La faillite malvenue de l’autoroute ferroviaire alpine

©© Mouliric - Autoroute ferroviaire alpine à Saint-Michel-de-Maurienne.

Grilles d’entrée maintenues fermées par une chaîne cadenassée, herbes folles envahissant le terrain… à l’arrêt depuis bientôt deux ans et demi, le terminal de l’autoroute ferroviaire alpine (AFA) à Aiton (Savoie) fait peine à voir. Malgré la réouverture en avril 2025 de la ligne ferroviaire de la Maurienne, après dix-neuf mois d’interruption consécutive à un éboulement, le service franco-italien de transport de camions par trains est la seule activité fret à ne pas avoir repris son fonctionnement normal. Il ne reprendra plus. Resté en veille pendant cette interruption forcée de l’exploitation, l’opérateur franco-italien, détenu à égalité des parts par Rail Logistics Europe et Mercitalia, n’a pu relancer la liaison faute de subventions. « Cette situation étant devenue intenable financièrement, elle a conduit à initier le processus de liquidation de l’AFA en septembre 2025 ainsi qu’un plan de licenciement collectif pour les 20 salariés du terminal d’Aiton », annonce la SNCF. Un dispositif d’accompagnement et de reclassement a été proposé aux salariés.

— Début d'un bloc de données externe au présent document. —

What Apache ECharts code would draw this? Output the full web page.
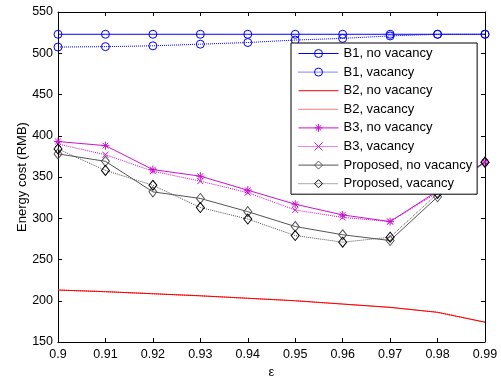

Un tel échec vient souligner la vulnérabilité du modèle économique de ce service de ferroutage ouvert en 2003. Il met aussi en avant l’impact accru du bouleversement climatique et des catastrophes naturelles. Si le niveau de subventions versées par la France et l’Italie a baissé au fil du temps, le fonctionnement de l’AFA est resté tributaire des subsides publics. Selon la députée de Savoie Émilie Bonnivard qui en début d’année avait tiré la sonnette d’alarme auprès du gouvernement, les deux États n’ont pas tenu leur engagement sur fond de mésentente. Paris et Rome devaient verser chacun 600 000 € en 2023 et 2,2 Md€ en 2024. Avant qu’un éventuel appel à manifestation d’intérêt (AMI) envisagé par les deux États aboutisse, il se passera donc beaucoup de temps avant de revoir des camions traverser les Alpes sur wagon Modalohr entre la Savoie et Turin.

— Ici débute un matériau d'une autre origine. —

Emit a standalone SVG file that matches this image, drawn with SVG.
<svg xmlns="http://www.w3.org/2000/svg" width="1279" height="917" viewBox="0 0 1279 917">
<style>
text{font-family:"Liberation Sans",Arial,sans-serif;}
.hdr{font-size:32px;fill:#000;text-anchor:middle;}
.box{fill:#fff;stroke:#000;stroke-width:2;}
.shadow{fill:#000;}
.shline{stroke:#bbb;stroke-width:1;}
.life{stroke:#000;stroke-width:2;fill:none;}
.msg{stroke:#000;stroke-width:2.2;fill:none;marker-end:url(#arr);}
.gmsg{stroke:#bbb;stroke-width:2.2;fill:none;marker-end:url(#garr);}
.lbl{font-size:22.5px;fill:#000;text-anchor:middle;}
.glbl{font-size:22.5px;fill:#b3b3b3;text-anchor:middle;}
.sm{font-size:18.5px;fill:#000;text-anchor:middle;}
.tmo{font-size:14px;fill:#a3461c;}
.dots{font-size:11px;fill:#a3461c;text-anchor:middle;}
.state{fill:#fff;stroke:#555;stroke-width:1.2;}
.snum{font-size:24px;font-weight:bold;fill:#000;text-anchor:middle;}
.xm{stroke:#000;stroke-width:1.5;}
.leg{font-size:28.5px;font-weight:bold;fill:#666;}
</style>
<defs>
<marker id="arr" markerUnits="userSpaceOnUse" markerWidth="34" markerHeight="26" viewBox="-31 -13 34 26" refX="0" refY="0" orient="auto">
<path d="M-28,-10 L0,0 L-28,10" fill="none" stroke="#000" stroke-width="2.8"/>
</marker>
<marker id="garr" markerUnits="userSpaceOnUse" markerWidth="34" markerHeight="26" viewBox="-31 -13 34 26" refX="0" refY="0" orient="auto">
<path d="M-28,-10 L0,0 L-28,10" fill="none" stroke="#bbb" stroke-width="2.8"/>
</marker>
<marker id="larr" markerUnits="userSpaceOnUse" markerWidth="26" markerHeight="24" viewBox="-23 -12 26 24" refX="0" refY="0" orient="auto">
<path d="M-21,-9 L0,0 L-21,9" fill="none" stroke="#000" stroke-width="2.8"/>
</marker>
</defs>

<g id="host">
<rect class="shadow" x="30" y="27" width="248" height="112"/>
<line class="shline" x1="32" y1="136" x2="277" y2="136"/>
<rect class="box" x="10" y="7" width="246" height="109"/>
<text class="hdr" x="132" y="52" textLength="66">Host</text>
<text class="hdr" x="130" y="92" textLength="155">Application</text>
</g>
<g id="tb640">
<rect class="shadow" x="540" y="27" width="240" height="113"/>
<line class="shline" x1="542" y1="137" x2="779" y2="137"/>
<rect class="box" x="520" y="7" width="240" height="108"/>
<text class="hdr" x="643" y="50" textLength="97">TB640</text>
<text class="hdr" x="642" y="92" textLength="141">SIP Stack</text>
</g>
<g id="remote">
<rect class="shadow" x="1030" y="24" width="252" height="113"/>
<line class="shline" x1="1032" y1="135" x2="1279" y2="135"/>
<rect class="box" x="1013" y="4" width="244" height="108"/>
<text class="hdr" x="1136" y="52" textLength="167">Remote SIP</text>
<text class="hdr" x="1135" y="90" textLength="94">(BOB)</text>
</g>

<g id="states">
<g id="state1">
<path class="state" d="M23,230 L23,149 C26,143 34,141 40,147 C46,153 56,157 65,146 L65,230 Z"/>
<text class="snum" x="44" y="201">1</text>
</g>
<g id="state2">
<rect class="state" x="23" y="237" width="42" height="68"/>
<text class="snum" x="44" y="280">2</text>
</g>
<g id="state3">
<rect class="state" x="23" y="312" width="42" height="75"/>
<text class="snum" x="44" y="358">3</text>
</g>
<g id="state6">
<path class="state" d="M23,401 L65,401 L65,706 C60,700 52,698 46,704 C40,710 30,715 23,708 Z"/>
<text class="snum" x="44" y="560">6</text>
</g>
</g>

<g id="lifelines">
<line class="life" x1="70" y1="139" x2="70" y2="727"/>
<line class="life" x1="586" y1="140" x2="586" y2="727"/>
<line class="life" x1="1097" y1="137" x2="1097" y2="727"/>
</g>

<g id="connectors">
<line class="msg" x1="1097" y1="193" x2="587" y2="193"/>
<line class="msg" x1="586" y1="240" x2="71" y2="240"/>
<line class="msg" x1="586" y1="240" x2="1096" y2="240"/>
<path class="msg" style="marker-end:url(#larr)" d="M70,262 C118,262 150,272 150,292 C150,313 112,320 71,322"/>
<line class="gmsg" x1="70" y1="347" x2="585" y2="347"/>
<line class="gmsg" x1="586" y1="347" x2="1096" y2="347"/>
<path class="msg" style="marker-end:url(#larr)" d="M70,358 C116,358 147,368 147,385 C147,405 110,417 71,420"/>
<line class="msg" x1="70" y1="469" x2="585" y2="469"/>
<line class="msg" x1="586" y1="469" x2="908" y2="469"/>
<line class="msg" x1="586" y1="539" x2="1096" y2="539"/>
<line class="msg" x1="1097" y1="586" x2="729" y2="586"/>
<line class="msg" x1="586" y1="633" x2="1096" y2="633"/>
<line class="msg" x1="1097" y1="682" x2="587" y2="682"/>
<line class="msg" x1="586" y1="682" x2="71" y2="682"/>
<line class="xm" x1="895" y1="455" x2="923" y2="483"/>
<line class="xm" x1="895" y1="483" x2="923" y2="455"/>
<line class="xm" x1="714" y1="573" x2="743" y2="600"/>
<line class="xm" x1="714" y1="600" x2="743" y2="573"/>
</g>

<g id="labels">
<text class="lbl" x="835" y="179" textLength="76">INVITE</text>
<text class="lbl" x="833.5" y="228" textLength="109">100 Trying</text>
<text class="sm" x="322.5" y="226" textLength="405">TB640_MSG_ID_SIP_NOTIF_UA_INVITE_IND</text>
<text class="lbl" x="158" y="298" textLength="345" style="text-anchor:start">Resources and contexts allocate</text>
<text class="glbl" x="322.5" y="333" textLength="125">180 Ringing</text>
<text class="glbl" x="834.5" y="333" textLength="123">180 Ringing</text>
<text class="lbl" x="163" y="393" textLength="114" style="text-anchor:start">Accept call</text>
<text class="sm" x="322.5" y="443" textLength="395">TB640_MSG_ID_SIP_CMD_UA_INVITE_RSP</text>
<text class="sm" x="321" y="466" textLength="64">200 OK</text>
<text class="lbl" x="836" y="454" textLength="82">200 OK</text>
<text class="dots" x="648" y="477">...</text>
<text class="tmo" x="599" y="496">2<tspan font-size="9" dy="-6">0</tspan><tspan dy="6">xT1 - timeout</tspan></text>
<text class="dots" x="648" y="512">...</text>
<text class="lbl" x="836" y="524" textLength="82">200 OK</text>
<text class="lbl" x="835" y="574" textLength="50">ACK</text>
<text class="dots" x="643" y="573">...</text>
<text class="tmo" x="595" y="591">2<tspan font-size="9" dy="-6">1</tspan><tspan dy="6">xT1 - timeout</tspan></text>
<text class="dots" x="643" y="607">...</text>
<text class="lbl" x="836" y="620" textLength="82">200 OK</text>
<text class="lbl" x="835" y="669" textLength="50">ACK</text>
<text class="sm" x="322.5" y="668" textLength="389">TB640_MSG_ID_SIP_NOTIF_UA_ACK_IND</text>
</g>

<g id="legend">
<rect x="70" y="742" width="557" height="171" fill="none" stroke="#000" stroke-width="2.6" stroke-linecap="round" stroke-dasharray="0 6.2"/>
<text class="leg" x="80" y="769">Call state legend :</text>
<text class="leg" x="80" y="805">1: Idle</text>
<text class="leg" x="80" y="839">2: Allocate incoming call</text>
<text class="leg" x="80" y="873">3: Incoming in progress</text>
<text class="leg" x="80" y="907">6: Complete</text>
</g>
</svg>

La discrétion et la gêne prévalent du côté des pouvoirs publics devant ce sérieux accroc au déploiement d’une politique publique de report modal inscrite dans le cadre de l’accord de Paris. L’arrêt sine die de ces navettes qui offraient jusqu’à quatre départs par jour pour franchir l’obstacle naturel des Alpes sur 75 km – le trafic atteignait selon la SNCF quelque 30 000 camions par an – intervient au moment où on aurait le plus besoin de cet outil alternatif au tout routier. Le tunnel routier du Mont-Blanc étant fermé pour trois mois (de septembre à mi-décembre) en raison d’une campagne de travaux structurels qui se répétera chaque année, le flux de camion se reporte sur le tunnel routier du Fréjus. En temps normal, celui-ci accueille environ 1 million de poids lourds par an, davantage que son homologue dont la fermeture de quinze semaines permet de mener un chantier expérimental de rénovation, pour rénover plus de 300 mètres de voûte.